Fin d’un moratoire sur les expulsions aux Etats-Unis : un "risque" que le scénario de la crise des subprimes "se répète", selon un historien
Les républicains se sont opposés au Congrès américain à la demande de Joe Biden de prolonger un moratoire sur les expulsions pour loyers impayés. Conséquence : des millions de familles pourraient être contraintes de quitter leur logement.
Des millions de familles américaines sont menacées d’expulsions, en pleine pandémie de Covid-19. Un moratoire sur les expulsions pour loyers impayés a expiré dans la nuit du samedi 31 juillet au dimanche 1er août. Au Congrès, les républicains se sont opposés à la demande de Joe Biden de le prolonger. Désormais, il y a ainsi un "risque" d’une nouvelle crise majeure du logement aux Etats-Unis, et que le "scénario" de la crise des subprimes "se répète", assure ce dimanche 1er août sur franceinfo Romain Huret, historien des Etats-Unis. Egalement directeur d'études à l’EHESS, l’Ecole des hautes études en sciences sociales, il ajoute que les femmes et notamment "les femmes noires" sont les principales concernées et estime que, malgré tout, Joe Biden "peut agir et le faire rapidement".
franceinfo : Y a-t-il le risque d'une nouvelle crise majeure du logement aux Etats-Unis ?
Romain Huret : Oui, il y a un risque. La crise est déjà en place depuis plusieurs années. Beaucoup d'Américains ont du mal à payer leur loyer et se font donc expulser régulièrement. On se rappelle l'importance de la crise des subprimes, en 2007-2008, qui a mis beaucoup d'Américains dehors, les avait mis sur les routes. On risque d'avoir un scénario qui se répète, dans une situation totalement dramatique en raison de l'épidémie.

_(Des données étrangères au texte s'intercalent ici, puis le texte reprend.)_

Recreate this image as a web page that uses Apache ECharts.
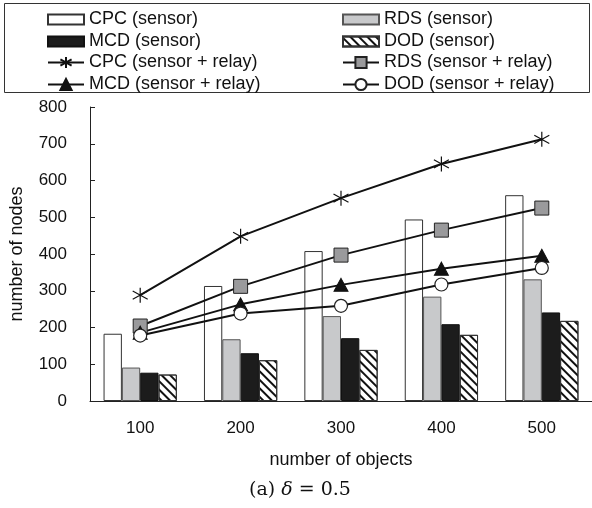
<!DOCTYPE html>
<html><head><meta charset="utf-8">
<script src="https://cdn.jsdelivr.net/npm/echarts@6/dist/echarts.min.js"></script>
<style>html,body{margin:0;padding:0;background:#fff}#c{width:592px;height:508px}</style>
</head><body><div id="c"></div>
<script>
const categories = ['100', '200', '300', '400', '500'];
const cpcSensor = [183, 313, 408, 494, 560];
const rdsSensor = [91, 168, 231, 284, 331];
const mcdSensor = [77, 130, 171, 209, 241];
const dodSensor = [72, 111, 139, 180, 218];
const cpcRelay = [288, 448, 552, 645, 712];
const rdsRelay = [204, 312, 397, 465, 525];
const mcdRelay = [186, 263, 316, 360, 395];
const dodRelay = [178, 238, 259, 317, 362];
const yTicks = [0, 100, 200, 300, 400, 500, 600, 700, 800];

const FONT = '"Liberation Sans", Arial, sans-serif';
const asterisk = 'path://M10,0L10,20M1.5,4.5L18.5,15.5M1.5,15.5L18.5,4.5';

const chart = echarts.init(document.getElementById('c'), null, {renderer: 'canvas'});
const barBase = {type: 'bar', barGap: '0%', barCategoryGap: '27%'};
const lineBase = {type: 'line', z: 5, lineStyle: {color: '#111', width: 2}, symbolSize: 13};
const legendText = {fontSize: 18, fontFamily: FONT, color: '#111'};
function legend(left, top, names, isBar) {
  return {left: left, top: top, padding: 0, orient: 'vertical', itemWidth: 36,
    itemHeight: isBar ? 10 : 14, itemGap: 4, textStyle: legendText,
    data: names.map(n => isBar ? {name: n, icon: 'rect'} : {name: n})};
}

chart.setOption({
  animation: false,
  textStyle: {fontFamily: FONT},
  graphic: [
    {type: 'rect', shape: {x: 4.5, y: 3.5, width: 585, height: 89}, style: {fill: 'none', stroke: '#333', lineWidth: 1}},
    {type: 'text', x: 300, y: 481, style: {
      rich: {
        a: {fontFamily: 'DejaVu Serif', fontSize: 19, fill: '#111'},
        d: {fontFamily: 'DejaVu Serif', fontStyle: 'italic', fontSize: 19, fill: '#111'}
      },
      text: '{a|(a) }{d|δ}{a| = 0.5}', align: 'center'
    }}
  ],
  legend: [
    legend(47, 10.5, ['CPC (sensor)', 'MCD (sensor)'], true),
    legend(47, 53.5, ['CPC (sensor + relay)', 'MCD (sensor + relay)'], false),
    legend(342, 10.5, ['RDS (sensor)', 'DOD (sensor)'], true),
    legend(342, 53.5, ['RDS (sensor + relay)', 'DOD (sensor + relay)'], false)
  ],
  grid: {left: 90, right: 0, top: 107, bottom: 107},
  xAxis: {
    type: 'category', data: categories,
    axisLine: {lineStyle: {color: '#222', width: 1}},
    axisTick: {inside: true, length: 4, lineStyle: {color: '#222'}},
    axisLabel: {fontSize: 17, color: '#111', margin: 19},
    name: 'number of objects', nameLocation: 'middle', nameGap: 50,
    nameTextStyle: {fontSize: 18, color: '#111'}
  },
  yAxis: {
    type: 'value', min: yTicks[0], max: yTicks[yTicks.length - 1], interval: 100,
    axisLine: {show: true, lineStyle: {color: '#222', width: 1}},
    axisTick: {show: true, inside: true, length: 5, lineStyle: {color: '#222'}},
    splitLine: {show: false},
    axisLabel: {fontSize: 17, color: '#111', margin: 23},
    name: 'number of nodes', nameLocation: 'middle', nameGap: 64,
    nameTextStyle: {fontSize: 18, color: '#111'}
  },
  series: [
    Object.assign({}, barBase, {name: 'CPC (sensor)', data: cpcSensor,
      itemStyle: {color: '#fff', borderColor: '#333', borderWidth: 1}}),
    Object.assign({}, barBase, {name: 'RDS (sensor)', data: rdsSensor,
      itemStyle: {color: '#c8c9cb', borderColor: '#555', borderWidth: 1}}),
    Object.assign({}, barBase, {name: 'MCD (sensor)', data: mcdSensor,
      itemStyle: {color: '#1c1c1c', borderColor: '#111', borderWidth: 1}}),
    Object.assign({}, barBase, {name: 'DOD (sensor)', data: dodSensor,
      itemStyle: {color: '#fff', borderColor: '#333', borderWidth: 1,
        decal: {symbol: 'rect', symbolSize: 1, dashArrayX: [1, 0], dashArrayY: [2, 3.5], rotation: Math.PI / 4, color: '#111'}}}),
    Object.assign({}, lineBase, {name: 'CPC (sensor + relay)', data: cpcRelay, symbol: asterisk, symbolSize: 15,
      itemStyle: {color: '#111', borderColor: '#111', borderWidth: 1.2}}),
    Object.assign({}, lineBase, {name: 'RDS (sensor + relay)', data: rdsRelay, symbol: 'rect', symbolSize: 14,
      itemStyle: {color: '#9a9a9c', borderColor: '#222', borderWidth: 1}}),
    Object.assign({}, lineBase, {name: 'MCD (sensor + relay)', data: mcdRelay, symbol: 'triangle', symbolSize: [14, 13],
      itemStyle: {color: '#111', borderColor: '#111', borderWidth: 1}}),
    Object.assign({}, lineBase, {name: 'DOD (sensor + relay)', data: dodRelay, symbol: 'circle', symbolSize: 13,
      itemStyle: {color: '#fff', borderColor: '#222', borderWidth: 1.2}})
  ]
});
</script>
</body></html>
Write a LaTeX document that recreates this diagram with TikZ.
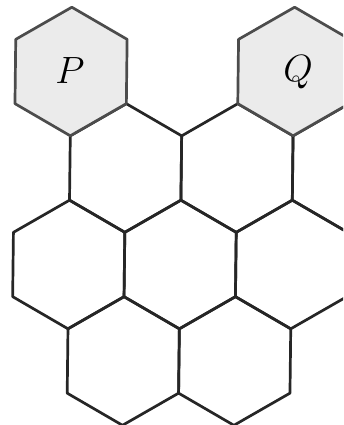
\RequirePackage{fix-cm}
\documentclass[tikz,border=0pt]{standalone}
\begin{document}
\begin{tikzpicture}[x=1pt,y=-1pt,
  hexline/.style={draw=black!85, line width=2.7pt, line join=round},
  hexgiven/.style={draw=black!70, fill=black!8, line width=2.7pt, line join=round},
  lab/.style={inner sep=0pt, font=\fontsize{38}{40}\selectfont}]
\useasboundingbox (0,0) rectangle (343,425);
\clip (0,0) rectangle (343,425);
\def\R{64.3}
\newcommand\hexat[1]{(#1) +(90:\R) -- +(150:\R) -- +(210:\R) -- +(270:\R) -- +(330:\R) -- +(30:\R) -- cycle}
\begin{scope}[shift={(0.9,0)}, xslant=0.012]
  % centres
  \coordinate (p)   at (71,71.5);
  \coordinate (q)   at (293.8,71.5);
  \coordinate (b1)  at (126.7,168);
  \coordinate (b2)  at (238.1,168);
  \coordinate (b3)  at (349.5,168);
  \coordinate (c1)  at (71,264.5);
  \coordinate (c2)  at (182.4,264.5);
  \coordinate (c3)  at (293.8,264.5);
  \coordinate (d1)  at (126.7,361);
  \coordinate (d2)  at (238.1,361);
  \foreach \c in {b1,b2,b3,c1,c2,c3,d1,d2}{
    \draw[hexline] \hexat{\c};
  }
  \draw[hexgiven] \hexat{p};
  \draw[hexgiven] \hexat{q};
\end{scope}
\node[lab] (P) at (70,71) {$P$};
\node[lab] (Q) at (298,72) {$Q$};
\end{tikzpicture}
\end{document}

"Les Américains les plus concernés sont majoritairement les femmes et les femmes noires, qui ont beaucoup de mal à payer leur loyer et se retrouvent très souvent à la rue, souvent avec leurs enfants."
Romain Huret, historien des Etats-Unisà franceinfo
Ces femmes se retrouvent plongées dans des situations tout à fait dramatiques.
Il y a ce moratoire à l'échelle du pays entier, mais il y a aussi des moratoires locaux. Tous les Etats ne sont pas égaux ?
Oui, tout à fait. Il faut bien comprendre qu'aux Etats-Unis, il n'y a rien de véritablement national. Le moratoire voté l'an dernier avait été exceptionnel. Il était lié à l'épidémie. Mais les expulsions se gèrent au niveau local. Aux Etats-Unis, il y a des lois dans les Etats, dans les comtés, toute une mosaïque de lois extrêmement complexes. Donc certains Etats ont décidé d'anticiper, comme la Californie, New-York, Washington, plutôt des Etats progressistes qui ont décidé d'intervenir dans ce domaine, même si beaucoup d'Américains ne veulent pas que l'Etat fédéral intervienne dans ce qui relève de la propriété privée. Beaucoup y voient une atteinte à une liberté fondamentale aux Etats-Unis. Les républicains, en grande majorité, et des démocrates plutôt conservateurs estiment que le temps de l'épidémie commence à être derrière les Etats-Unis et qu'il faut revenir à la normale, à savoir une situation où chaque propriétaire est libre de faire ce qu'il a envie avec son locataire.
Quels sont les leviers dont disposent désormais Joe Biden ?
La vie politique américaine est faite de rebonds et de surprises. Donc il y aura peut-être à nouveau des discussions qui s'ouvriront.
"Ce que peut faire Joe Biden, c'est maintenir les aides ponctuelles qui ont été envoyées aux Américains vivant dans la misère, et qui ont le plus de mal à payer leur loyer."
Romain Huret, historien des Etats-Unisà franceinfo
Mais ces aides ont du mal à arriver sur les comptes en banque. Il y a un vrai problème administratif. Le pays est gigantesque. Il y a des difficultés d'envoi de ces fameux chèques aux populations les plus précaires, qui, en plus, ont souvent des difficultés à avoir un compte ou vivent dans des lieux sans accès à Internet. Ils ont donc des difficultés ne serait-ce que pour faire la demande. Donc il y a là un vrai défi pour l'administration de Joe Biden. Mais contrairement à d'autres sujets, là, le président peut agir et le faire rapidement.